Reading Noah’s thoughts on work-for-hire, I’d like to add a few words on the upside of corporate ownership vs. creative. The Batman I see around in today’s comics is more notable for his personality than anything else. He’s an odd duck, a fellow who’s good at his job but really needs to relax. It makes a kind of sense for him to finish this way; back when we first saw him, in 1939, he was a kid doing pushups over and over because his parents had been killed. But Bob Kane and Bill Finger didn’t see him as a neurotic. Left in their hands, he might have stayed simply a dark avenger of the night, or the square-jawed, stalwart fellow we know from the 1940s, ’50s, and ’60s. One reason he didn’t, a very big reason, is that he belongs to DC.
The current Batman is the creation of who knows how many writers and editors spitting into the same pot over the past few decades. Our Batman is a communal creation, and the community was hired and organized by a corporation. Which doesn’t do away with the downside of the situation, including the possibly discombobulated branding Noah describes. But taking control out of the individual’s hands opens the way for new possibilities. The people who invented Batman did deserve to control him and reap the financial rewards. (Kane got a nice cut, not control of the property.) But for the rest of us it may be just as well that they didn’t.

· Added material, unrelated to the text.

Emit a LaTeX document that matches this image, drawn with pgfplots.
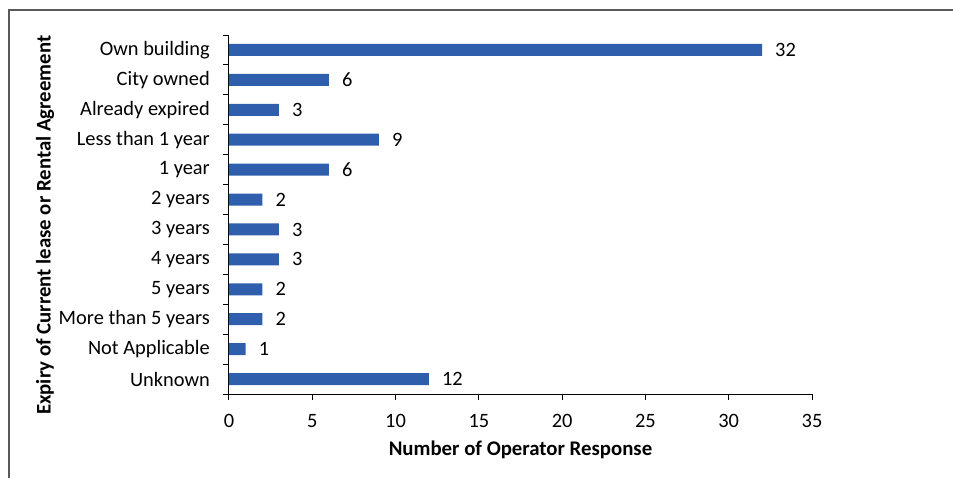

Batman did not emerge fully formed from the void of the creator’s mind. Zorro and The Shadow are the more obvious influences that came before. Without being allowed to play with and tweak that exact toy, a few of the later writers may well have created their own and given us all a neurotic Batman but he’d have a different name.
I do love neurotic Batman, but I don’t love all of them and I can’t figure out which book to buy when I’ve finished the output of one team I like.